The power of sport is often understated in its role in contemporary nation building. This analysis will focus primarily on football due to its significance as the national sport of Ukraine. As the primary function of nation building is to bring people together in order to identify collectively with the state, it is obvious that sport can assist such a process. As Bale (1986, 18) writes ‘national identity and sport have historically been inextricably linked providing the examples of football at national level representing a town or region to international sides that represent the nation as a whole’. Football in Ukraine has historically been extremely popular. As with its political and cultural identifications, club football has traditionally been a divisive topic along which lines Ukrainian citizens drew their allegiances to. The most prominent rivalry between Dynamo Kyiv and Shakhtar Donetsk embodied the often generalized political and cultural divergence between its people. Dynamo represented the capital and its club and fans felt greater identification with the Ukrainian state, whilst Shakhtar represented more acutely the Donbas region and its Sovietized working class population. This is further highlighted by the fact that their name translates as Miner, the main profession in the Eastern area.

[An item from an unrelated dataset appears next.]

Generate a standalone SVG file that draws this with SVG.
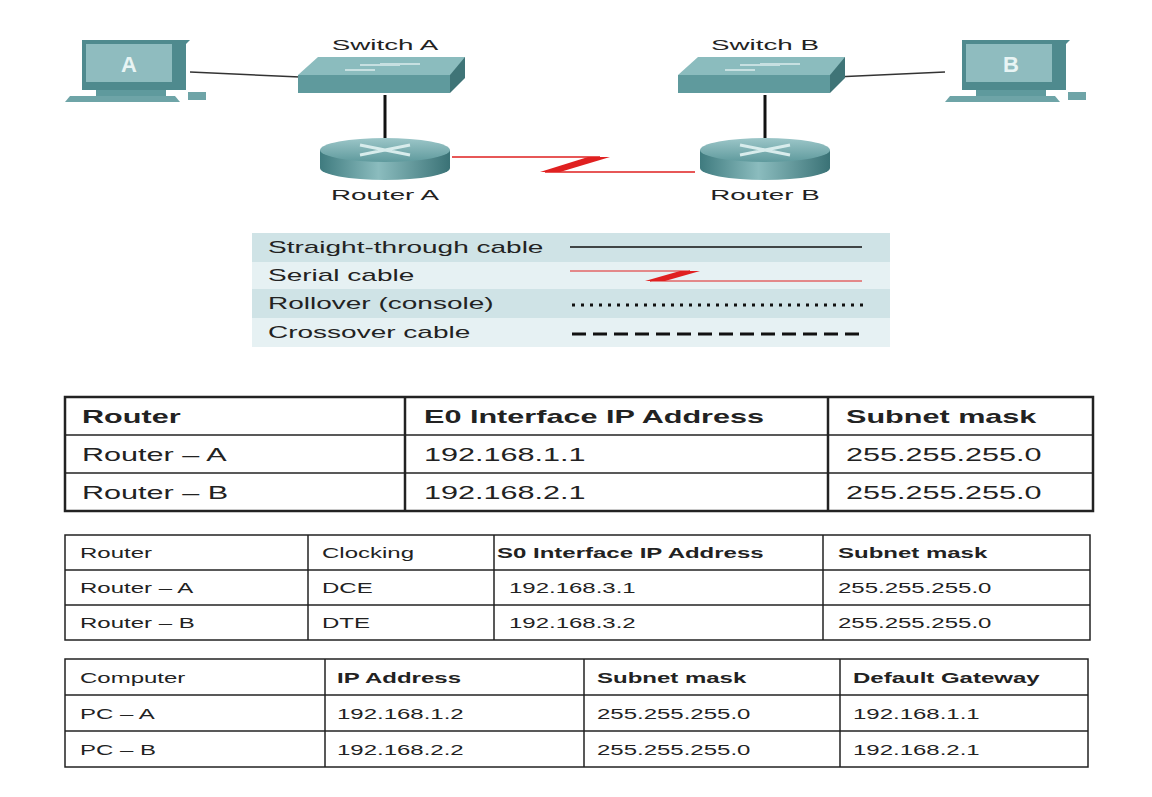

Since 2014, football has also been impacted by both Maidan and the war and has subsequently contributed more fervently towards the nation building process. Ukrainian ultras, who qualify as members of civil society, unanimously instigated the first changes towards a more unitive society by calling a truce between all rival fan movements including those in the East. They agreed to stop fighting amongst themselves in favour of joining together against a common enemy; the Yanukovych government, which was subsequently superseded by Russia once its infringement began (Fesenko, 2016). This bottom-up approach escalated further with many ultras and fans of clubs from across the country volunteering to fight for Ukraine in the Donbas. Whilst it should be conceded that ultras were traditionally the most patriotic of supporters, what can be highlighted is that the nation building process benefited from this. The commonality shared in passions toward football provided a precursor for support in defending the Ukrainian state’s territorial integrity, with a large proportion of such volunteers hailing from the traditionally more Sovietized and working class Eastern regions (Fesenko, 2016).
In addition, certain admistrative measures were also introduced to raise patriotic fervor and a greater of identification with Ukraine. The FFU (Football Federation of Ukraine) alongside the UPL (Ukrainian Premier League) initiated a motion of the playing of the national anthem prior to all domestic league matches (Interfax-Ukraine, 2017). This was in order to galvanize unity amongst both sides of supporters towards greater identification with the Ukrainian nation, which continues to the present. Furthermore, veterans of the war in the Donbas have frequently been invited to attend matches in a further sign of promoting a cohesive society using examples of the military to rouse unity around a common enemy (Ihor Surkis, 2017).
|Ex – Dnipro Striker Roman Zozulya (Centre) with Ukrainian soldiers near the frontline in the Donbas|
However, as a result of the conflict in the East, Shakhtar and Zorya Luhansk have been displaced from their home stadiums and from their primary support hub. This has led them to play games in Kyiv, Lviv, Zaporizhya and Kharkiv, amongst others, where they have been welcomed and supported by the local populations, especially during European matches (Furmanov, 2017). This also highlights a greater unitive nature amongst football fans across Ukraine, willing to back a once rival club and region that previously was perceptively anti-Ukrainian in its identity (Rich, 2016). Nevertheless, what should be noted, is that despite their displacements, the clubs remained in Ukraine and both clubs continue to represent Ukraine as a nation on the continental stage. Dnipro reached the Europa League final in 2015, despite not playing a single home game in Dnipro due to safety reasons regarding the War. Their achievements also inadvertently created greater support toward the Ukrainian state due to their positive representation of it by excelling at football (Polityuk, 2015). This was also compounded by some members of the Dnipro squad visiting the frontline and actively showing support for the Ukrainian soldiers.
Andriy Pavelko, the FFU President and MP for the Poroshenko Bloc, has implemented a modernization project of the governing body. This had led to a greater impetus on the national team with matches being hosted across the country, from Lviv to Odesa to Kharkiv. A supporters’ movement aiding people to travel and see the games, both at home and away, has also been initiated in order to garner stronger unitive support for both the national team and the country in general. Kyiv also successfully hosted the Champions League final between Liverpool and Real Madrid in May 2018. Overall, the combination of the football administrative bodies approaches and supporters’ own initiatives have benefited from each other. The links between sport and identifying with the state have inadvertently been strengthened due to the greater crossing of cultural and political boundaries that previously caused rivalry. Instead they now embody a greater unity with the Ukrainian state as a whole.